A delivery robot is easy to prototype and hard to make street-legal. The realistic DIY version operates on private property: campus paths, warehouses, farms or a driveway. Keep speed low, use teleop fallback, and do not assume public sidewalk operation is allowed.

Mechanically it is a rugged rover with a lockable box. Two wheelchair-style geared motors give enough torque, pneumatic tires handle rough paths, and the cargo box sits low between the wheels. A front bumper is mandatory because GPS and ultrasonic sensors miss real obstacles.

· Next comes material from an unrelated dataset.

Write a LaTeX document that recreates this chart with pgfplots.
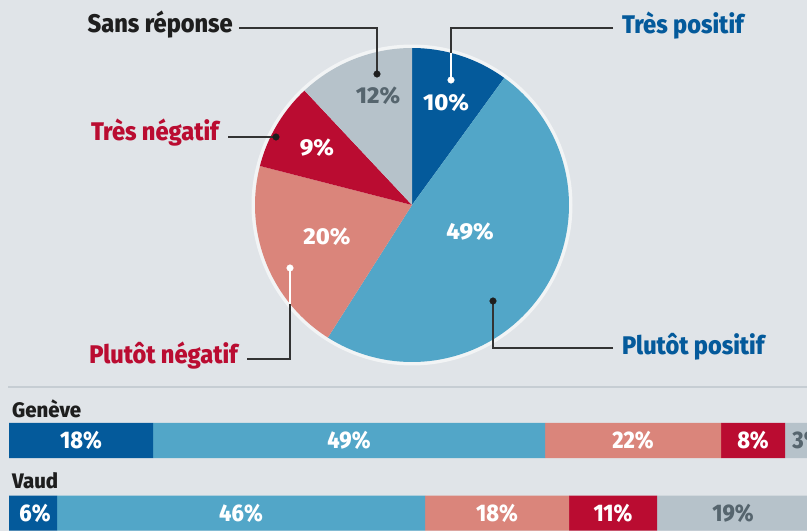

Navigation can start with GPS waypoints plus manual override. For more autonomy, add a depth camera or 2D lidar, but the first milestone is reliable remote driving and return-to-base. The robot should stop on comms loss, not continue toward the last waypoint.

Core parts

Wheelchair gear motors (2x)

$160

24V high-torque differential drive

Motor controller

$90

Sabertooth or dual VESC-style controller

Raspberry Pi 5

$80

High-level navigation and teleop server

ESP32 safety controller

$8

Independent e-stop, bumper and motor-enable logic

GPS module

$25

Waypoint navigation for open private paths

Ultrasonic/ToF sensors

$20

Short-range obstacle checks

Design variants

Indoor warehouse rover

Use AprilTags and wheel odometry instead of GPS.

Farm delivery cart

Use larger pneumatic tires and no lidar; teleop plus GPS is usually enough.

Campus prototype

Add remote supervision, lights, horn and a very low speed limit.

Practical safety note

Treat the generated output as a prototype plan, not a certified product. Body-adjacent, high-voltage, optical-energy and mobility builds need qualified review before real-world use.

FAQ

Can I run it on public sidewalks?

Usually not without local permission. Treat public operation as a legal/regulatory project, not only a technical one.

Can GPS drive accurately enough?

Basic GPS is enough for rough outdoor waypoints, not for tight sidewalks. RTK improves this but does not replace obstacle detection.

How fast should it go?

Keep early prototypes under walking speed, around 1 m/s or less.

What happens if Wi-Fi drops?

The safety controller should stop the motors unless it receives a fresh heartbeat.